From this August, the council will deposit £10 in a community credit union account for every new secondary school student — up to 6,000 young people every year.
This will give every young person in the city, over time, access to a responsible saving option and credible money advice.
City treasurer, councillor Paul Rooney said: “What we are doing with this project is giving every young Glaswegian that safe and secure relationship with a credit union that is responsible to its members and to its community.
“Straight away, they will start to learn about managing money and will have the opportunity to save.

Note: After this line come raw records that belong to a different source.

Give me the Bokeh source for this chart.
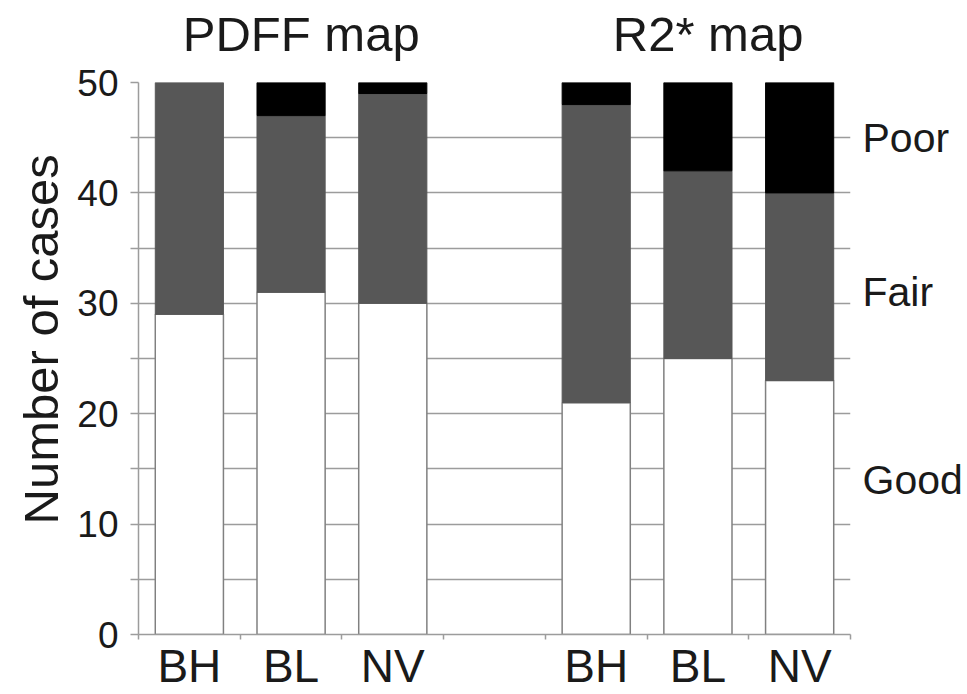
from bokeh.plotting import figure
from bokeh.models import FixedTicker, LinearAxis, Title
from bokeh.embed import file_html
from bokeh.resources import INLINE

# ---- data ----
groups = ["PDFF map", "R2* map"]
methods = ["BH", "BL", "NV"]
good = [29, 31, 30, 21, 25, 23]
fair = [21, 16, 19, 27, 17, 17]
poor = [0, 3, 1, 2, 8, 10]
levels = ["Poor", "Fair", "Good"]
level_label_y = [45, 31, 14]
y_ticks = [0, 10, 20, 30, 40, 50]

# slot positions: 3 bars per group, one empty slot between groups
pos = []
labels = []
for gi, g in enumerate(groups):
    for mi, m in enumerate(methods):
        pos.append(gi * (len(methods) + 1) + mi + 0.5)
        labels.append(m)
n_slots = len(groups) * (len(methods) + 1) - 1
title_pos = [sum(pos[i * 3:(i + 1) * 3]) / 3 + 0.1 for i in range(len(groups))]

FONT = "Liberation Sans"
TXT = "#1a1a1a"
GRID = "#9c9c9c"
EDGE = "#808080"

p = figure(width=967, height=694, x_range=(0, n_slots), y_range=(0, 50),
           output_backend="svg", toolbar_location=None,
           min_border_left=138, min_border_right=117,
           min_border_top=82, min_border_bottom=59)
p.outline_line_color = None
p.background_fill_color = "white"
p.border_fill_color = "white"

p.xgrid.visible = False
p.ygrid.ticker = FixedTicker(ticks=list(range(0, 51, 5)))
p.ygrid.grid_line_color = GRID
p.ygrid.grid_line_width = 1.5

g_top = good
f_top = [a + b for a, b in zip(good, fair)]
p_top = [a + b for a, b in zip(f_top, poor)]

bw = 0.67
p.vbar(x=pos, bottom=0, top=g_top, width=bw, fill_color="white",
       line_color=EDGE, line_width=1.5)
p.vbar(x=pos, bottom=g_top, top=f_top, width=bw, fill_color="#575757",
       line_color="#575757", line_width=1)
# only segments that are present
pk = [i for i, v in enumerate(poor) if v > 0]
p.vbar(x=[pos[i] for i in pk], bottom=[f_top[i] for i in pk],
       top=[p_top[i] for i in pk], width=bw, fill_color="black",
       line_color="black", line_width=1)

# x axis
xa = p.xaxis[0]
xa.ticker = FixedTicker(ticks=pos, minor_ticks=list(range(n_slots + 1)))
xa.major_label_overrides = {x: l for x, l in zip(pos, labels)}
xa.major_tick_out = 0
xa.major_tick_in = 0
xa.minor_tick_out = 5
xa.minor_tick_in = 0
xa.minor_tick_line_color = GRID
xa.minor_tick_line_width = 1.5
xa.axis_line_color = GRID
xa.axis_line_width = 1.5
xa.major_label_standoff = 0
xa.major_label_text_font = FONT
xa.major_label_text_font_size = "46px"
xa.major_label_text_color = TXT

# y axis
ya = p.yaxis[0]
ya.ticker = FixedTicker(ticks=y_ticks, minor_ticks=list(range(5, 50, 10)))
ya.major_tick_out = 8
ya.major_tick_in = 0
ya.minor_tick_out = 8
ya.minor_tick_in = 0
ya.major_tick_line_color = GRID
ya.minor_tick_line_color = GRID
ya.major_tick_line_width = 1.5
ya.minor_tick_line_width = 1.5
ya.axis_line_color = GRID
ya.axis_line_width = 1.5
ya.major_label_standoff = 12
ya.major_label_text_font = FONT
ya.major_label_text_font_size = "37px"
ya.major_label_text_color = TXT

p.add_layout(Title(text="Number of cases", align="left", offset=110,
                   vertical_align="top",
                   text_font=FONT, text_font_size="49px", text_font_style="normal",
                   text_color=TXT, standoff=9), "left")

# group titles above
ta = LinearAxis(ticker=FixedTicker(ticks=title_pos),
                major_label_overrides={c: g for c, g in zip(title_pos, groups)},
                axis_line_color=None, major_tick_line_color=None,
                minor_tick_line_color=None, major_tick_out=0, minor_tick_out=0,
                major_label_standoff=22,
                major_label_text_font=FONT, major_label_text_font_size="49px",
                major_label_text_color=TXT)
p.add_layout(ta, "above")

# quality levels on the right
ra = LinearAxis(ticker=FixedTicker(ticks=level_label_y),
                major_label_overrides={y: l for y, l in zip(level_label_y, levels)},
                axis_line_color=None, major_tick_line_color=None,
                minor_tick_line_color=None, major_tick_out=0, minor_tick_out=0,
                major_label_standoff=12,
                major_label_text_font=FONT, major_label_text_font_size="41px",
                major_label_text_color=TXT)
p.add_layout(ra, "right")

open("out.html", "w").write(file_html(p, INLINE))
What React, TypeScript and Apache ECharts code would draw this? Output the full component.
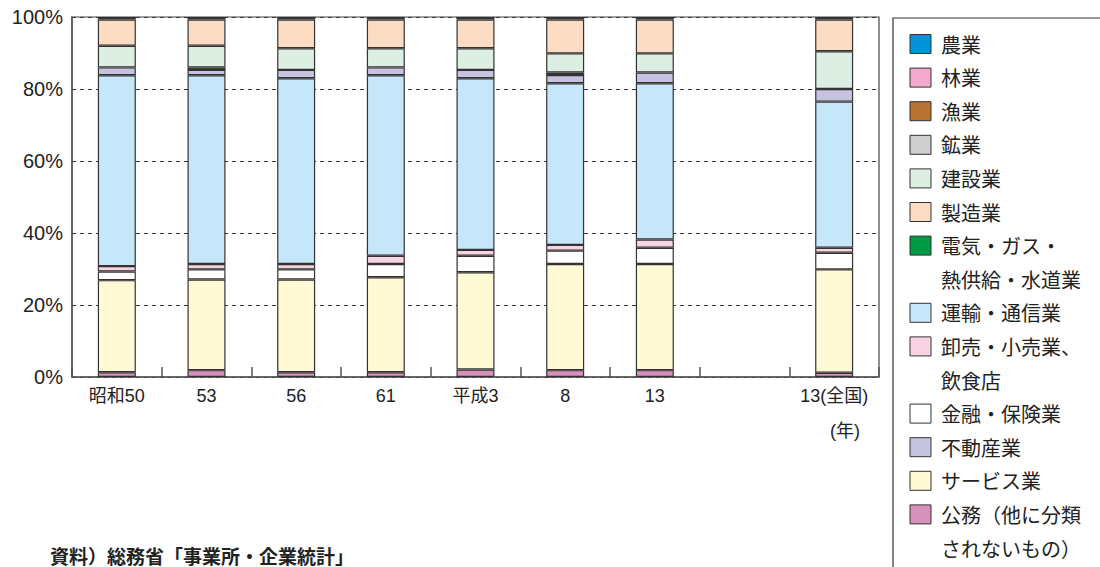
import React, { useEffect, useRef } from "react";
import * as echarts from "echarts";

const categories = ["昭和50", "53", "56", "61", "平成3", "8", "13", "", "13(全国)"];
const yTicks = [0, 20, 40, 60, 80, 100];

// stacked bottom -> top
const koumu = [1.3, 1.9, 1.3, 1.3, 2.1, 1.9, 1.9, null, 1.2];
const service = [25.6, 25.2, 25.8, 26.4, 27.0, 29.5, 29.5, null, 28.7];
const kinyu = [2.4, 2.8, 2.8, 3.7, 4.6, 3.7, 4.5, null, 4.6];
const oroshi = [1.5, 1.5, 1.5, 2.3, 1.6, 1.6, 2.3, null, 1.4];
const unyu = [53.0, 52.4, 51.6, 50.1, 47.7, 44.9, 43.4, null, 40.6];
const fudosan = [2.2, 1.5, 2.3, 2.2, 2.3, 2.3, 3.0, null, 3.5];
const denki = [null, 0.7, null, null, null, 0.7, null, null, null];
const kensetsu = [6.0, 6.0, 6.0, 5.3, 6.0, 5.3, 5.3, null, 10.5];
const seizo = [7.3, 7.3, 8.0, 8.0, 8.0, 9.4, 9.4, null, 8.8];
const gyogyo = [null, null, null, null, null, null, null, null, null];
const kogyo = [null, null, null, null, null, null, null, null, 0.7];
const ringyo = [null, null, null, 0.7, null, null, null, null, null];
const nogyo = [0.7, 0.7, 0.7, null, 0.7, 0.7, 0.7, null, null];

const seriesDefs = [
  { name: "公務（他に分類されないもの）", data: koumu, color: "#d890bd" },
  { name: "サービス業", data: service, color: "#fff9d5" },
  { name: "金融・保険業", data: kinyu, color: "#ffffff" },
  { name: "卸売・小売業、飲食店", data: oroshi, color: "#f8d3e3" },
  { name: "運輸・通信業", data: unyu, color: "#c6e7f9" },
  { name: "不動産業", data: fudosan, color: "#c6c3e0" },
  { name: "電気・ガス・熱供給・水道業", data: denki, color: "#009944" },
  { name: "建設業", data: kensetsu, color: "#ddeee3" },
  { name: "製造業", data: seizo, color: "#fddcc4" },
  { name: "漁業", data: gyogyo, color: "#b87333" },
  { name: "鉱業", data: kogyo, color: "#cfcfcf" },
  { name: "林業", data: ringyo, color: "#f2a9cd" },
  { name: "農業", data: nogyo, color: "#0095d9" },
];

// legend display order and line breaks
const legendRows: { text: string; color: string | null }[] = [
  { text: "農業", color: "#0095d9" },
  { text: "林業", color: "#f2a9cd" },
  { text: "漁業", color: "#b87333" },
  { text: "鉱業", color: "#cfcfcf" },
  { text: "建設業", color: "#ddeee3" },
  { text: "製造業", color: "#fddcc4" },
  { text: "電気・ガス・", color: "#009944" },
  { text: "熱供給・水道業", color: null },
  { text: "運輸・通信業", color: "#c6e7f9" },
  { text: "卸売・小売業、", color: "#f8d3e3" },
  { text: "飲食店", color: null },
  { text: "金融・保険業", color: "#ffffff" },
  { text: "不動産業", color: "#c6c3e0" },
  { text: "サービス業", color: "#fff9d5" },
  { text: "公務（他に分類", color: "#d890bd" },
  { text: "されないもの）", color: null },
];

const sourceText = "資料）総務省「事業所・企業統計」";
const unitText = "(年)";

const FONT = "'Liberation Sans', 'Noto Sans CJK JP', sans-serif";

export default function App() {
  const ref = useRef<HTMLDivElement>(null);

  useEffect(() => {
    if (!ref.current) return;
    const chart = echarts.init(ref.current, null, { renderer: "svg" });

    const legendGraphics: any[] = [
      {
        type: "rect",
        shape: { x: 893, y: 18, width: 230, height: 570 },
        style: { fill: "#fff", stroke: "#333", lineWidth: 1.2 },
        z: 1,
      },
    ];
    legendRows.forEach((r, i) => {
      const cy = 44 + 33.6 * i;
      if (r.color) {
        legendGraphics.push({
          type: "rect",
          shape: { x: 910, y: cy - 9.5, width: 21, height: 19 },
          style: { fill: r.color, stroke: "#333", lineWidth: 1 },
          z: 2,
        });
      }
      legendGraphics.push({
        type: "text",
        x: 941,
        y: cy,
        style: {
          text: r.text,
          fill: "#222",
          font: `20px 'Noto Sans CJK JP', sans-serif`,
          verticalAlign: "middle",
          align: "left",
        },
        z: 2,
      });
    });

    const option: any = {
      animation: false,
      backgroundColor: "#fff",
      grid: {
        left: 72,
        right: 221,
        top: 17,
        bottom: 190,
        show: true,
        borderColor: "#444",
        borderWidth: 1.2,
        backgroundColor: "transparent",
      },
      xAxis: {
        type: "category",
        data: categories,
        boundaryGap: true,
        axisLine: { show: true, lineStyle: { color: "#555", width: 1.5 } },
        axisTick: {
          show: true,
          inside: true,
          length: 10,
          lineStyle: { color: "#555", width: 1.5 },
        },
        axisLabel: {
          fontSize: 18,
          color: "#222",
          margin: 10,
          fontFamily: FONT,
        },
      },
      yAxis: {
        type: "value",
        min: yTicks[0],
        max: yTicks[yTicks.length - 1],
        interval: 20,
        axisLine: { show: true, lineStyle: { color: "#555", width: 1.5 } },
        axisTick: { show: false },
        axisLabel: {
          formatter: "{value}%",
          fontSize: 20,
          color: "#222",
          margin: 9,
          fontFamily: FONT,
        },
        splitLine: {
          show: true,
          lineStyle: { color: "#333", width: 1, type: [4, 4] },
        },
      },
      series: seriesDefs.map((s) => ({
        name: s.name,
        type: "bar",
        stack: "total",
        data: s.data,
        barWidth: 38,
        itemStyle: { color: s.color, borderColor: "#333", borderWidth: 1.2 },
        emphasis: { disabled: true },
      })),
      graphic: [
        ...legendGraphics,
        {
          type: "text",
          x: 845,
          y: 431,
          style: {
            text: unitText,
            fill: "#222",
            font: `18px ${FONT}`,
            align: "center",
            verticalAlign: "middle",
          },
        },
        {
          type: "text",
          x: 50,
          y: 555,
          style: {
            text: sourceText,
            fill: "#222",
            font: `bold 19px 'Noto Sans CJK JP', sans-serif`,
            align: "left",
            verticalAlign: "middle",
          },
        },
      ],
    };

    chart.setOption(option);
    return () => chart.dispose();
  }, []);

  return (
    <div
      ref={ref}
      style={{ position: "fixed", left: 0, top: 0, width: 1100, height: 567 }}
    />
  );
}
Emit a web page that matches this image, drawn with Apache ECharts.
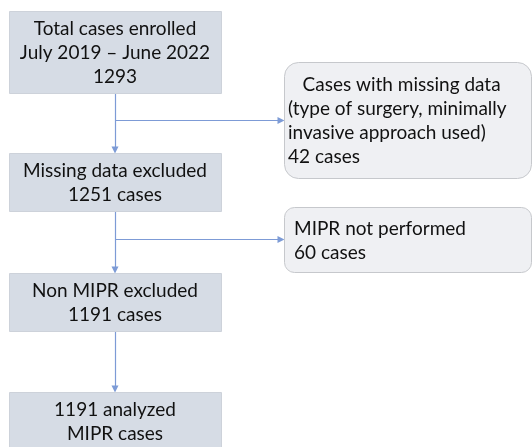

“And if, years from now, they decided they need to borrow, they will also have access to a lender that knows them well and will help them — rather than simply see them as an opportunity to turn a profit.”
The move is aimed at fighting back against the rampant rise in debt to pay day lenders.
The council conducted a recent study which suggests as many as 100,000 are regularly using non-standard forms of credit which, in turn, is fuelling a city market worth more than £57 million per year.
Other actions the council are looking at are a refusal to lease any of its commercial property to pay day lenders and working with the £13 billion Strathclyde Pension Fund to ensure no direct investments are made in the trade.
The council also intends to lobby the Westminster and Holyrood governments to reform how lenders are allowed to operate.
GCC has already blocked computers using its network from accessing any pay day websites and has successfully talked some of the city’s biggest employers into following suit.
Councillor Rooney leads the cross-party group that, with the help of expert advisors, has been examining the city’s non-standard credit market since late last year.
Councillor Rooney said: “There has been some important work done at national level, but this is the most significant research anyone has done on the extent and the impact of pay day lending in one community.
“I think we all suspected that the use of these loans would be relatively high in Glasgow, but the figures are startling.
“Glaswegians borrowed more than £57 million this way in the last year — and around 100,000 adults are using some sort of non-standard credit.
“To put that in context, it is enough to fill Celtic Park and Ibrox at the same time. If you do not have a pay day loan, you know someone you know does.”